The most recent Spacecraft status is from the DSN tracking pass on Thursday, 03/26, over Madrid. The
Cassini spacecraft is in an excellent state of health and is executing the C7 sequence nominally, having been
returned to standard sequence-based activities on Thursday, 3/26, following an occurrence of spacecraft
system-safing on Tuesday, 3/24 (see below). The speed of the spacecraft can be viewed on the "Where is Cassini Now?" web page (http://saturn.jpl.nasa.gov/operations/present-position.cfm)


Inertial attitude control is being maintained using the spacecraft's hydrazine thrusters (RCS system). The
spacecraft continues to fly in a High Gain Antenna- to-Sun attitude. It will maintain the HGA-to-Sun attitude,
except for planned trajectory correction maneuvers, for the first 14 months of flight.


Communication with Earth during early cruise is via one of the spacecraft's two low-gain antennas; the antenna
selected depends on the relative geometry of the Sun, Earth and the spacecraft. The downlink telemetry rate is
presently 40 bps.


Spacecraft Activity Summary:


On Friday, 03/20, there were no changes in spacecraft configuration.


On Saturday, 03/21, the Solid State Recorder (SSR) record and playback pointers were reset, according to
plan. This housekeeping activity, done approximately weekly, maximizes the amount of time that recorded
engineering data is available for playback to the ground should an anomaly occur on the spacecraft.


On Sunday, 03/22, and Monday, 03/23, there were no changes in spacecraft configuration.


On Tuesday, March 24, the Cassini spacecraft automatically entered "safing" (i.e., a pre-defined, low-activity
safe operating mode of the spacecraft) while performing a planned spacecraft maintenance activity.

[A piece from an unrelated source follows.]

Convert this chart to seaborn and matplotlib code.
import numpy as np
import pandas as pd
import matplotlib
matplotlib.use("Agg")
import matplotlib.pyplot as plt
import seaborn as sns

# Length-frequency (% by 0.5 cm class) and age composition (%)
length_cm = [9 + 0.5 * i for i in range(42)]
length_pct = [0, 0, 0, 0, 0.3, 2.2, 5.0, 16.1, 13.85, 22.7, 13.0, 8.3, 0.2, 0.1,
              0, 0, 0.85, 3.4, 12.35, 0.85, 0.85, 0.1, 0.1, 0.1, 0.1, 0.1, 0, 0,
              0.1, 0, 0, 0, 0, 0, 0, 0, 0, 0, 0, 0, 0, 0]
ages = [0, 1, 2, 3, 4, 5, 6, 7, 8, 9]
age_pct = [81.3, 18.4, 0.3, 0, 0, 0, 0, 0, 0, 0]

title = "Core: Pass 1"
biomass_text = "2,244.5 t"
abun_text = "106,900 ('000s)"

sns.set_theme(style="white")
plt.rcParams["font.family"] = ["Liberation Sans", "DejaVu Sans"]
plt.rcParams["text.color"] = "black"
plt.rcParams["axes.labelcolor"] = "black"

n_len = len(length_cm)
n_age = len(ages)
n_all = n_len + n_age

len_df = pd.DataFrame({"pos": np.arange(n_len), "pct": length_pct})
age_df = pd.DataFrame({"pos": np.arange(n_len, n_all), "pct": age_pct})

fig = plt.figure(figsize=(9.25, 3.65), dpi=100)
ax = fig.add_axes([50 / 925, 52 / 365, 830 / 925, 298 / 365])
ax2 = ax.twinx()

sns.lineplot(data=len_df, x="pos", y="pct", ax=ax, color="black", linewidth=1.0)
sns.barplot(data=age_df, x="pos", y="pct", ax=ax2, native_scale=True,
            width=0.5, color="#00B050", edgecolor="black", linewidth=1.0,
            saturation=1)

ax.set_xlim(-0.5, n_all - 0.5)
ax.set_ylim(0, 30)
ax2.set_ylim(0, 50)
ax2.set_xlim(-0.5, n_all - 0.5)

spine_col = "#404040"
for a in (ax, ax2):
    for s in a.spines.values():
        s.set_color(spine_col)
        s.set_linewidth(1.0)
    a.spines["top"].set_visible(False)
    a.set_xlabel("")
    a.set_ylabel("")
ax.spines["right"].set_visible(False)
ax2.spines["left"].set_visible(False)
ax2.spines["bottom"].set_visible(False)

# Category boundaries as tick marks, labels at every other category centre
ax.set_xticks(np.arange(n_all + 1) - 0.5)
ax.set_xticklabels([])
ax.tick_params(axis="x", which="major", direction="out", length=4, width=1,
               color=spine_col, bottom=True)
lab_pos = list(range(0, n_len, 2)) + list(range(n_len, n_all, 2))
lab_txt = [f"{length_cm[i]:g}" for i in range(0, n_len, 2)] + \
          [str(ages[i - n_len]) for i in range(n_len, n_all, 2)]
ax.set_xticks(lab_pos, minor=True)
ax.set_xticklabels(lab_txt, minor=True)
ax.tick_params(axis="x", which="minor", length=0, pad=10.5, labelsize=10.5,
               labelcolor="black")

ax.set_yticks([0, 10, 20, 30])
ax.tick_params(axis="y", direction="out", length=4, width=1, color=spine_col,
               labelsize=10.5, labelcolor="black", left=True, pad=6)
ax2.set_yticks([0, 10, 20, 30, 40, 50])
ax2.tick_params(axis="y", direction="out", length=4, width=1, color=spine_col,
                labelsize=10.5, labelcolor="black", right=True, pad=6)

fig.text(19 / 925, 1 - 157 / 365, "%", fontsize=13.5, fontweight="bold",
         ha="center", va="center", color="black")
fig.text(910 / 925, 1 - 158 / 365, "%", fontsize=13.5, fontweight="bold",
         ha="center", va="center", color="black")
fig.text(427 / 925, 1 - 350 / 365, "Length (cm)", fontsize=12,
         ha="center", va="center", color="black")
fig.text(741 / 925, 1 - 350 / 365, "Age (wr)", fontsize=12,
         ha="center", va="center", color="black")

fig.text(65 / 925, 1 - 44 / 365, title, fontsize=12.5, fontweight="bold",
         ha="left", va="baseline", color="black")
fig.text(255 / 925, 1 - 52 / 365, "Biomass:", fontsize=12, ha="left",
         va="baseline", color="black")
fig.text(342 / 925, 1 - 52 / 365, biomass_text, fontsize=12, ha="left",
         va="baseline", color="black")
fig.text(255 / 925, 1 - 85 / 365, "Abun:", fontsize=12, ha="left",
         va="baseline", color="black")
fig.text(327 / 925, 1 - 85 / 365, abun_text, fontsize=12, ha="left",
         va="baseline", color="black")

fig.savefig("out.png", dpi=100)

The
spacecraft executed the "safing" response exactly as designed. Tuesday's telemetry indicated that safing
resulted from a small variation in information about the spacecraft's orientation (i.e., attitude), that occurred as flight controllers were switching between the spacecraft's two stellar reference units.


On Tuesday, Wednesday and Thursday ground controllers prepared and uplinked the commands needed to
return the spacecraft to its planned operating state. By Thursday afternoon, 3/26, the recovery effort had been
completed, the C7 sequence had been reactivated and the planned activities were again executing on
schedule. No mission impacts occurred as a result of this event. All planned activities for the Venus 1 flyby
remain on schedule.


On Thursday evening, 3/26, the second Probe Checkout was conducted, as planned. This activity occurs
approximately every 6 months. Temperature and power telemetry from the DSN track immediately following
the activity indicated that the activity executed as expected. A series of data playbacks from the SSR which
begin on 3/31 will provide detailed information on the results of the checkout.


Also on Thursday, the spacecraft passed through perihelion, the point in its orbit closest to the sun.


Upcoming events:


Activities scheduled for the week of 3/27 - 4/02 include: the first 2 (of 7) Probe Checkout data playbacks
(3/31 and 4/1), an SSR pointer reset (4/1), and an SSR FSW partition maintenance activity (4/1).


DSN Coverage:


Over the past week Cassini had 8 scheduled DSN tracks occurring from 03/20 through 3/22 and 3/24
through 3/26. Additional DSN coverage was obtained on Tuesday, Wednesday, and Thursday. In the coming
week there will be 9 DSN passes.


Sequence Preparation:


Preparations are continuing for the Launch-plus-14 month initial instrument checkout of the orbiter
instruments. Engineering Change Requests for that important functionality test were approved on Wednesday.
The approved timeline of activities for the Instrument Checkout will pass from the Mission Planning Virtual
Team to the Sequence Virtual Team in the near future.



Additional information about Cassini-Huygens is online at http://saturn.jpl.nasa.gov.


Cassini will begin orbiting Saturn on July 1, 2004, and release its piggybacked Huygens probe about six months later for descent through the thick atmosphere of the moon Titan. Cassini-Huygens is a cooperative mission of NASA, the European Space Agency and the Italian Space Agency. JPL, a division of the California Institute of Technology in Pasadena, manages the mission for NASA's Office of Space Science, Washington, D.C.